The change, announced in a notice of proposed rulemaking in Tuesday's Federal Register, would ease the approval process for new vocational programs, requiring fewer new programs than are currently required to obtain approval from the Education Department before operating. The current requirements for starting new programs, established in the final regulations published in October 2010, mandates that an institution notify the department before offering a new program that would fall under the regulations -- one that leads to gainful employment in a recognized occupation. The department would then have the option of telling the institution that it needs approval to establish the program.

The new rule would be considerably less stringent, requiring an institution to apply to the department only if it was starting a program that was the same as, or "substantially similar to," a failing program that the institution discontinued -- whether voluntarily or because it became ineligible for financial aid under the gainful employment rule -- or to a program that was currently failing.
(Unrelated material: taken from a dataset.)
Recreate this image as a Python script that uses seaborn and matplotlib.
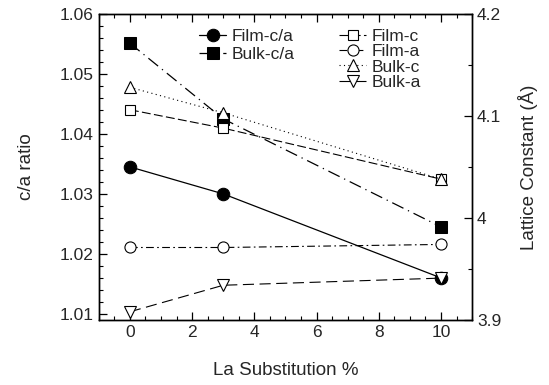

The current regulation was intended to be temporary -- the notice refers to it as an interim requirement -- to avoid the possibility of institutions opening new programs to slip under the wire before the gainful employment rule takes effect in July 2013. So the change did not come as a surprise to many on each side of the debate on for-profit institutions, although it's unusual for the department to change the rules so soon after they were made.

The department had always intended to change the notification and approval process, spokeswoman Sara Gast wrote in an e-mail. "We always said that those regulations were an interim measure until the final gainful employment rule was issued," Gast said. The rules were changed now, rather than when the final gainful employment rule was issued in June, because the Education Department wanted the July 1 effective date for other program integrity measures to pass.
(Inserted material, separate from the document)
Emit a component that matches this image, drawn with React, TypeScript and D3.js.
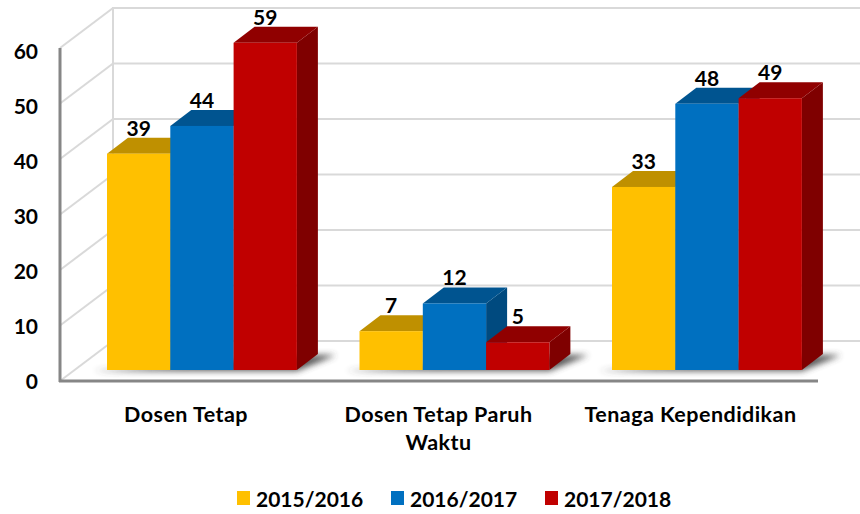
import React from "react";
import * as d3 from "d3";

const categories = [["Dosen Tetap"], ["Dosen Tetap Paruh", "Waktu"], ["Tenaga Kependidikan"]];
const seriesNames = ["2015/2016", "2016/2017", "2017/2018"];
const values2015 = [39, 7, 33];
const values2016 = [44, 12, 48];
const values2017 = [59, 5, 49];
const series = [values2015, values2016, values2017];
const ticks = [0, 10, 20, 30, 40, 50, 60];
const front = ["#FFC000", "#0070C0", "#C00000"];
const topCol = ["#BF9000", "#005490", "#900000"];
const sideCol = ["#BF9000", "#004A7F", "#7F0000"];
const FONT = "Lato, 'Open Sans', sans-serif";

export default function App() {
  const y = d3.scaleLinear().domain([0, 60]).range([370, 37.2]);
  const yAxis = d3.scaleLinear().domain([0, 60]).range([381, 48]);
  const yLabel = d3.scaleLinear().domain([0, 60]).range([382, 52]);
  const step = 252.5;
  const bw = 63.3;
  const bx = (c: number, s: number) => 107 + c * step + s * bw;
  const dx = 21, dy = 16;
  const wx = 53, wy = 40;
  return (
    <svg width={860} height={514} style={{ position: "absolute", left: 0, top: 0, background: "#fff" }}>
      <defs>
        <filter id="sh" x="-20%" y="-100%" width="140%" height="300%">
          <feGaussianBlur stdDeviation="3" />
        </filter>
      </defs>
      {ticks.map((t) => (
        <g key={t} stroke="#D9D9D9" strokeWidth={2} fill="none">
          <line x1={60 + wx} x2={860} y1={yAxis(t) - wy} y2={yAxis(t) - wy} />
          <line x1={60} x2={60 + wx} y1={yAxis(t)} y2={yAxis(t) - wy} />
        </g>
      ))}
      <line x1={113} x2={113} y1={yAxis(60) - wy - 1} y2={yAxis(0) - wy} stroke="#D9D9D9" strokeWidth={2} />
      <line x1={60} x2={60} y1={yAxis(60)} y2={382} stroke="#868686" strokeWidth={3} />
      <line x1={59} x2={818} y1={381} y2={381} stroke="#868686" strokeWidth={3} />
      {categories.map((_, c) => (
        <polygon
          key={c}
          filter="url(#sh)"
          fill="#444"
          opacity={0.9}
          points={`${bx(c, 0) - 14},371 ${bx(c, 3)},371 ${bx(c, 3) + dx + 18},${370 - dy + 1} ${bx(c, 3) + dx},${370 - dy + 1}`}
        />
      ))}
      {categories.map((_, c) =>
        [0, 1, 2].map((s) => {
          const x0 = bx(c, s), x1 = x0 + bw, yt = y(series[s][c]);
          return (
            <g key={`${c}-${s}`}>
              <polygon fill={sideCol[s]} points={`${x1},${yt} ${x1 + dx},${yt - dy} ${x1 + dx},${370 - dy} ${x1},370`} />
              <polygon fill={topCol[s]} points={`${x0},${yt} ${x0 + dx},${yt - dy} ${x1 + dx},${yt - dy} ${x1},${yt}`} />
              <rect x={x0} y={yt} width={bw} height={370 - yt} fill={front[s]} />
            </g>
          );
        })
      )}
      {categories.map((_, c) =>
        [0, 1, 2].map((s) => (
          <text key={`${c}-${s}`} x={bx(c, s) + bw / 2} y={y(series[s][c]) - 18} textAnchor="middle" fontFamily={FONT} fontWeight={700} fontSize={21} fill="#000">
            {series[s][c]}
          </text>
        ))
      )}
      {ticks.map((t) => (
        <text key={t} x={38} y={yLabel(t) + 7} textAnchor="end" fontFamily={FONT} fontWeight={700} fontSize={21} fill="#000">
          {t}
        </text>
      ))}
      {categories.map((lines, c) =>
        lines.map((l, i) => (
          <text key={l} x={[186, 438.5, 690.5][c]} y={421.5 + i * 28.5} textAnchor="middle" fontFamily={FONT} fontWeight={700} fontSize={21.5} letterSpacing={0.45} fill="#000">
            {l}
          </text>
        ))
      )}
      {seriesNames.map((n, s) => (
        <g key={n}>
          <rect x={237 + s * 154} y={491} width={13} height={14} fill={front[s]} />
          <text x={256 + s * 154} y={507} fontFamily={FONT} fontWeight={700} fontSize={21} fill="#000">
            {n}
          </text>
        </g>
      ))}
    </svg>
  );
}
Even some frequent critics of for-profits had said that the approval requirement should be limited. In their original comments on the notice of proposed rulemaking for the "gainful employment" rule, the Institute for College Access and Success, Campus Progress, U.S. Public Interest Research Group and others that were generally critical of the rule said that new programs should require approval only at institutions with restricted or ineligible programs. Doing so "provides a stronger incentive for institutions to keep all of their programs fully eligible for federal aid, and reduces administrative burden for institutions that have a strong record of preparing students for gainful employment," the groups noted.

Representatives of for-profit education companies said the proposed changes were positive, although they are still studying them to determine what, if any, feedback they will provide during the 45-day comment period. "We're going to look for clarification in some areas, but generally think the direction they are taking makes sense," said Mike Buttry, vice president for corporate communications at Capella Education Company.